__Do this__:
Every line of the listing must be reproduced as it stands. Leave the images behind.

__Source material__:
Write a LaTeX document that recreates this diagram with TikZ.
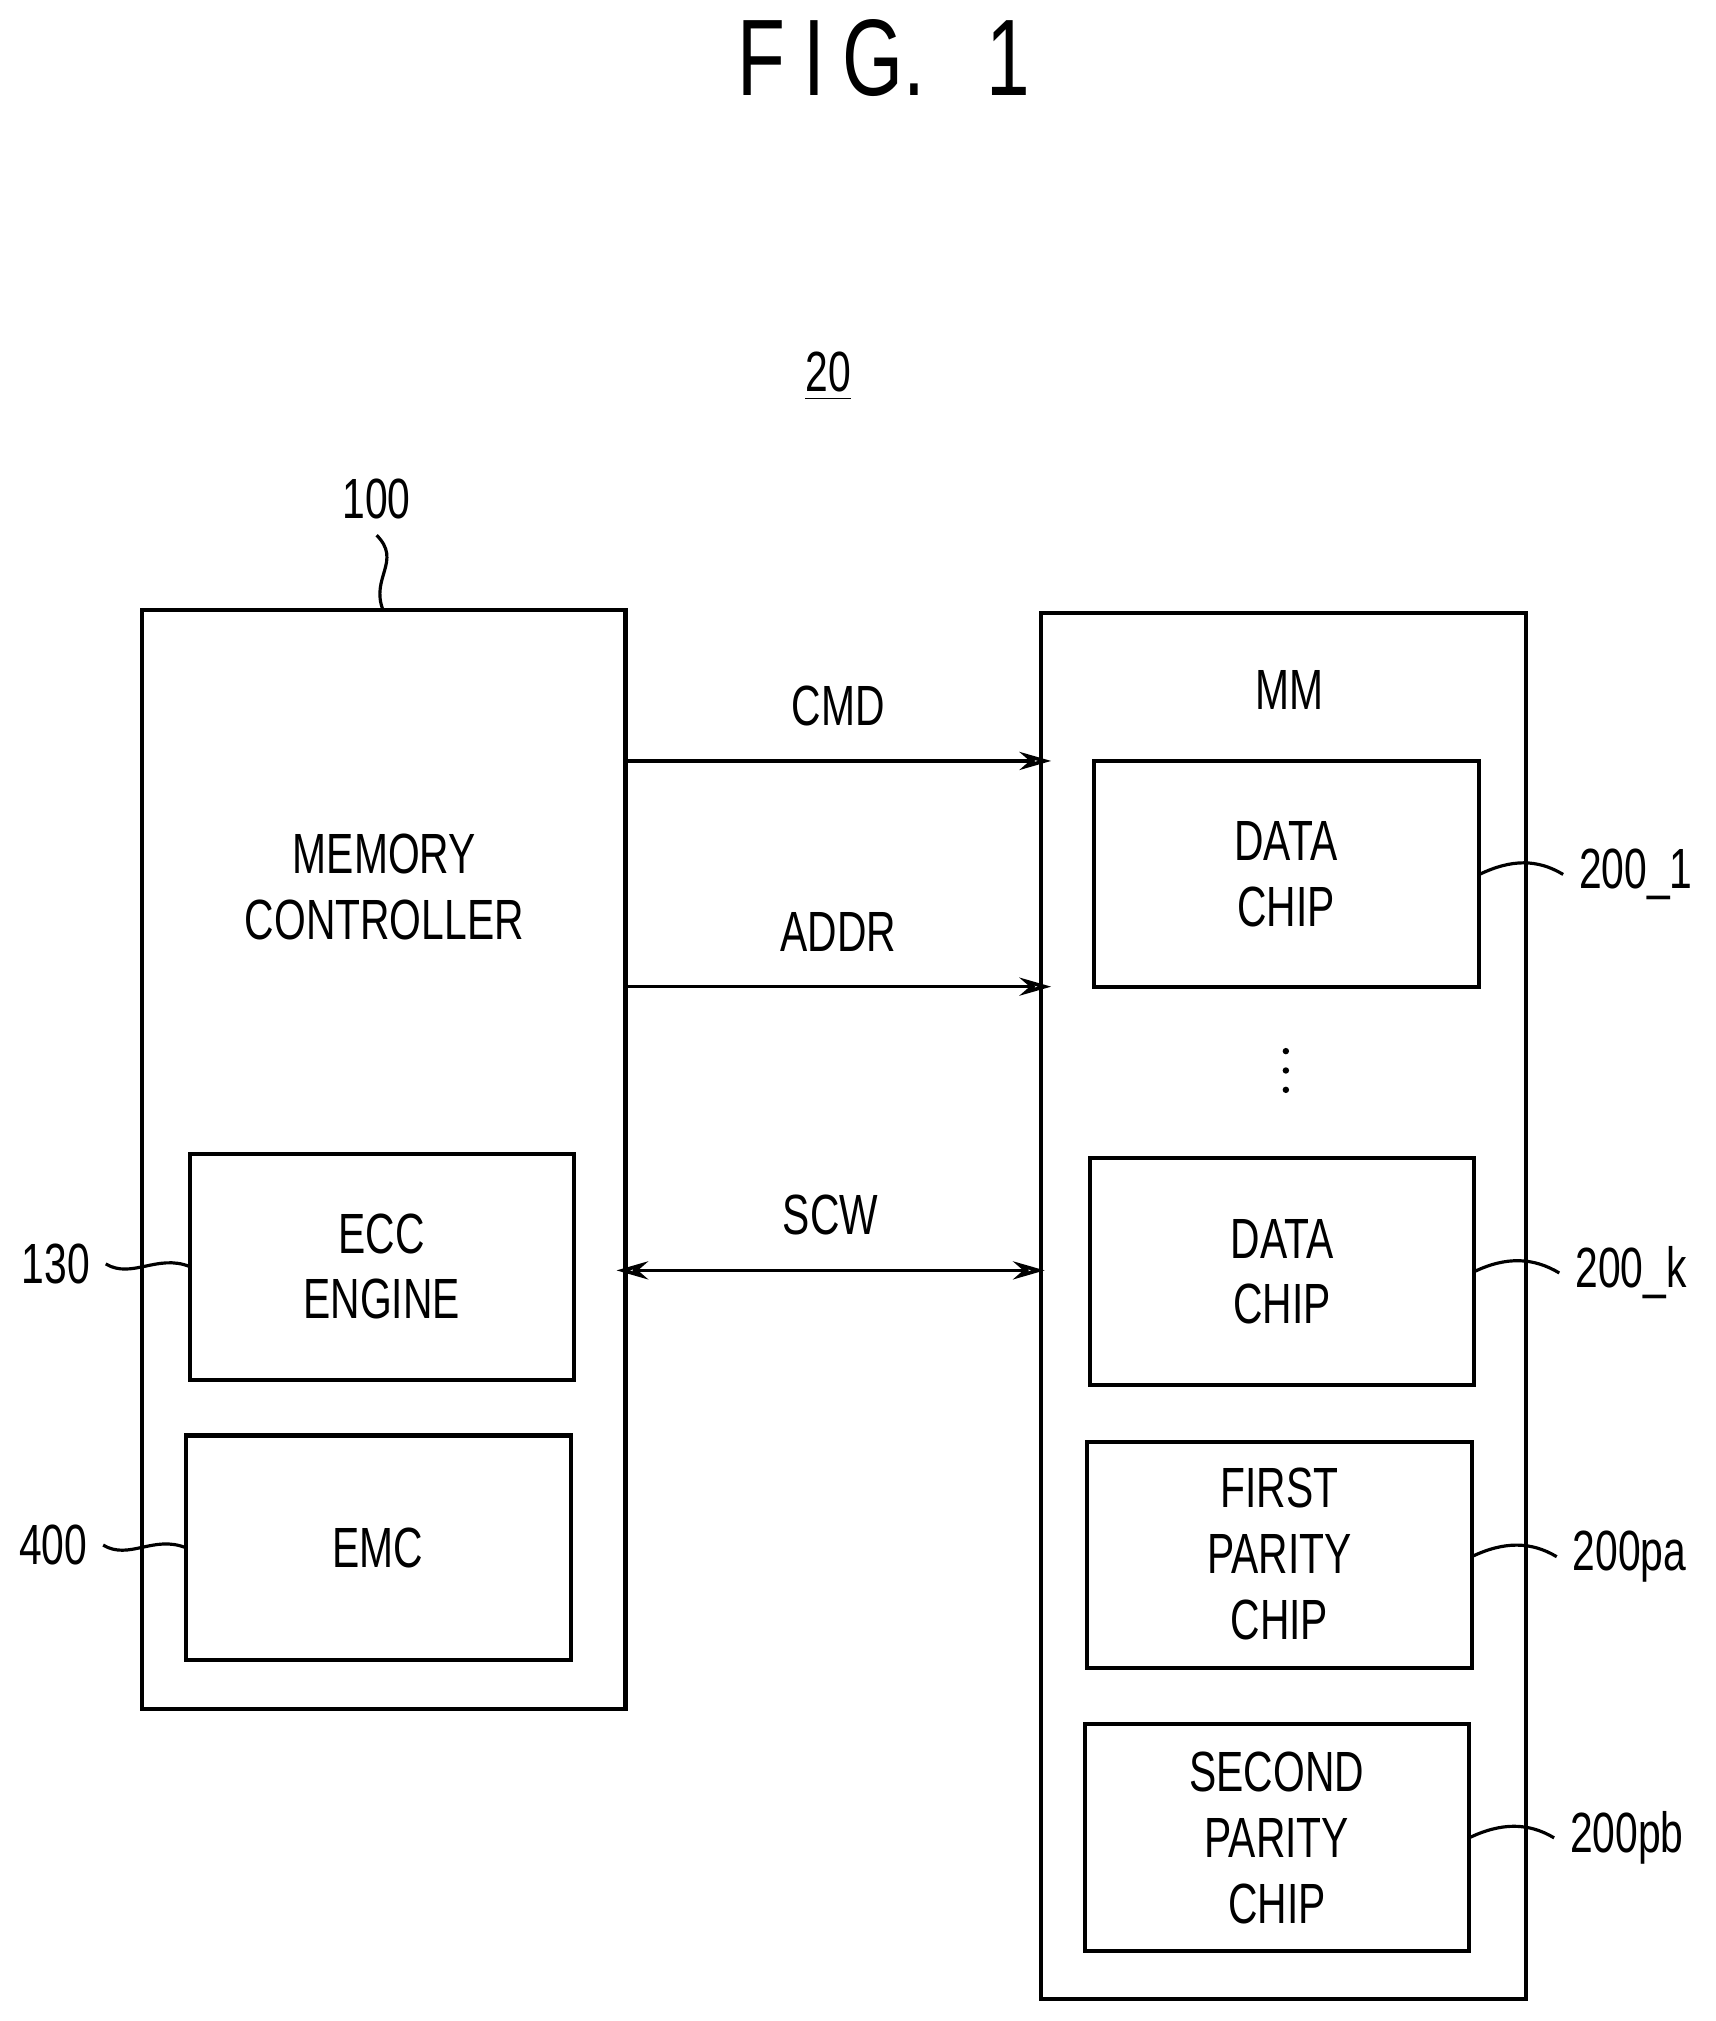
\documentclass[tikz,border=0pt]{standalone}
\usepackage{fontspec}
\setmainfont{Liberation Sans}[FakeStretch=0.72]
\usetikzlibrary{arrows.meta}
\begin{document}
\begin{tikzpicture}[x=0.01cm,y=-0.01cm,
 box/.style={draw,line width=0.9pt},
 lbl/.style={font=\fontsize{12.5}{14.5}\selectfont,align=center},
 arr/.style={line width=0.8pt,-{Stealth[length=7pt,width=4pt,open]}},
 lead/.style={line width=0.7pt}]
\useasboundingbox (0,0) rectangle (1330,1567);
\node[font=\fontsize{24}{24}\selectfont] (fig) at (685,45) {F\,I\,G.\;\;1};
\node[lbl] (n20) at (642,292) {\underline{20}};
% memory controller
\draw[box] (110,473) rectangle (485,1325);
\coordinate (mcT) at (297,473);
\node[lbl] (mc) at (298,688) {MEMORY\\CONTROLLER};
\draw[box] (147,895) rectangle (445,1070);
\node[lbl] (ecct) at (296,982) {ECC\\ENGINE};
\draw[box] (144,1113) rectangle (443,1287);
\node[lbl] (emc) at (293,1200) {EMC};
\coordinate (eccL) at (147,982);
\coordinate (emcL) at (144,1200);
\node[lbl] (n100) at (292,387) {100};
\node[lbl,anchor=east] (n130) at (82,980) {130};
\node[lbl,anchor=east] (n400) at (80,1198) {400};
\draw[lead] (n100.south) .. controls +(20,20) and +(-10,-25) .. (mcT);
\draw[lead] (n130.east) .. controls +(20,12) and +(-25,-10) .. (eccL);
\draw[lead] (n400.east) .. controls +(20,12) and +(-25,-10) .. (emcL);
% MM
\draw[box] (807,475) rectangle (1183,1550);
\node[lbl] (mm) at (1000,535) {MM};
\draw[box] (848,590) rectangle (1147,765);
\node[lbl] (c1) at (997,678) {DATA\\CHIP};
\foreach \yy [count=\i] in {815,830,845} \fill (997,\yy) circle (2.5);
\coordinate (dots) at (997,830);
\draw[box] (845,898) rectangle (1143,1074);
\node[lbl] (ck) at (994,986) {DATA\\CHIP};
\draw[box] (843,1118) rectangle (1141,1293);
\node[lbl] (cpa) at (992,1205) {FIRST\\PARITY\\CHIP};
\draw[box] (841,1337) rectangle (1139,1513);
\node[lbl] (cpb) at (990,1425) {SECOND\\PARITY\\CHIP};
\coordinate (c1R) at (1147,678);
\coordinate (ckR) at (1143,986);
\coordinate (paR) at (1141,1207);
\coordinate (pbR) at (1139,1425);
\node[lbl,anchor=west] (l1) at (1212,678) {200\_1};
\node[lbl,anchor=west] (lk) at (1209,987) {200\_k};
\node[lbl,anchor=west] (lpa) at (1207,1207) {200pa};
\node[lbl,anchor=west] (lpb) at (1205,1425) {200pb};
\draw[lead] (c1R) .. controls +(25,-12) and +(-20,-12) .. (l1.west);
\draw[lead] (ckR) .. controls +(25,-12) and +(-20,-12) .. (lk.west);
\draw[lead] (paR) .. controls +(25,-12) and +(-20,-12) .. (lpa.west);
\draw[lead] (pbR) .. controls +(25,-12) and +(-20,-12) .. (lpb.west);
% signals
\coordinate (cmdA) at (485,590); \coordinate (cmdB) at (815,590);
\coordinate (adA) at (485,765); \coordinate (adB) at (815,765);
\coordinate (scA) at (478,985); \coordinate (scB) at (810,985);
\draw[arr] (cmdA) -- (cmdB) node[midway,above=4pt,lbl] (cmd) {CMD};
\draw[arr] (adA) -- (adB) node[midway,above=4pt,lbl] (addr) {ADDR};
\draw[arr,{Stealth[length=7pt,width=4pt,open]}-{Stealth[length=7pt,width=4pt,open]}] (scA) -- (scB) node[midway,above=4pt,lbl] (scw) {SCW};
\end{tikzpicture}
\end{document}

__Final answer__:
Write a LaTeX document that recreates this diagram with TikZ.
\documentclass[tikz,border=0pt]{standalone}
\usepackage{fontspec}
\setmainfont{Liberation Sans}[FakeStretch=0.72]
\usetikzlibrary{arrows.meta}
\begin{document}
\begin{tikzpicture}[x=0.01cm,y=-0.01cm,
 box/.style={draw,line width=0.9pt},
 lbl/.style={font=\fontsize{12.5}{14.5}\selectfont,align=center},
 arr/.style={line width=0.8pt,-{Stealth[length=7pt,width=4pt,open]}},
 lead/.style={line width=0.7pt}]
\useasboundingbox (0,0) rectangle (1330,1567);
\node[font=\fontsize{24}{24}\selectfont] (fig) at (685,45) {F\,I\,G.\;\;1};
\node[lbl] (n20) at (642,292) {\underline{20}};
% memory controller
\draw[box] (110,473) rectangle (485,1325);
\coordinate (mcT) at (297,473);
\node[lbl] (mc) at (298,688) {MEMORY\\CONTROLLER};
\draw[box] (147,895) rectangle (445,1070);
\node[lbl] (ecct) at (296,982) {ECC\\ENGINE};
\draw[box] (144,1113) rectangle (443,1287);
\node[lbl] (emc) at (293,1200) {EMC};
\coordinate (eccL) at (147,982);
\coordinate (emcL) at (144,1200);
\node[lbl] (n100) at (292,387) {100};
\node[lbl,anchor=east] (n130) at (82,980) {130};
\node[lbl,anchor=east] (n400) at (80,1198) {400};
\draw[lead] (n100.south) .. controls +(20,20) and +(-10,-25) .. (mcT);
\draw[lead] (n130.east) .. controls +(20,12) and +(-25,-10) .. (eccL);
\draw[lead] (n400.east) .. controls +(20,12) and +(-25,-10) .. (emcL);
% MM
\draw[box] (807,475) rectangle (1183,1550);
\node[lbl] (mm) at (1000,535) {MM};
\draw[box] (848,590) rectangle (1147,765);
\node[lbl] (c1) at (997,678) {DATA\\CHIP};
\foreach \yy [count=\i] in {815,830,845} \fill (997,\yy) circle (2.5);
\coordinate (dots) at (997,830);
\draw[box] (845,898) rectangle (1143,1074);
\node[lbl] (ck) at (994,986) {DATA\\CHIP};
\draw[box] (843,1118) rectangle (1141,1293);
\node[lbl] (cpa) at (992,1205) {FIRST\\PARITY\\CHIP};
\draw[box] (841,1337) rectangle (1139,1513);
\node[lbl] (cpb) at (990,1425) {SECOND\\PARITY\\CHIP};
\coordinate (c1R) at (1147,678);
\coordinate (ckR) at (1143,986);
\coordinate (paR) at (1141,1207);
\coordinate (pbR) at (1139,1425);
\node[lbl,anchor=west] (l1) at (1212,678) {200\_1};
\node[lbl,anchor=west] (lk) at (1209,987) {200\_k};
\node[lbl,anchor=west] (lpa) at (1207,1207) {200pa};
\node[lbl,anchor=west] (lpb) at (1205,1425) {200pb};
\draw[lead] (c1R) .. controls +(25,-12) and +(-20,-12) .. (l1.west);
\draw[lead] (ckR) .. controls +(25,-12) and +(-20,-12) .. (lk.west);
\draw[lead] (paR) .. controls +(25,-12) and +(-20,-12) .. (lpa.west);
\draw[lead] (pbR) .. controls +(25,-12) and +(-20,-12) .. (lpb.west);
% signals
\coordinate (cmdA) at (485,590); \coordinate (cmdB) at (815,590);
\coordinate (adA) at (485,765); \coordinate (adB) at (815,765);
\coordinate (scA) at (478,985); \coordinate (scB) at (810,985);
\draw[arr] (cmdA) -- (cmdB) node[midway,above=4pt,lbl] (cmd) {CMD};
\draw[arr] (adA) -- (adB) node[midway,above=4pt,lbl] (addr) {ADDR};
\draw[arr,{Stealth[length=7pt,width=4pt,open]}-{Stealth[length=7pt,width=4pt,open]}] (scA) -- (scB) node[midway,above=4pt,lbl] (scw) {SCW};
\end{tikzpicture}
\end{document}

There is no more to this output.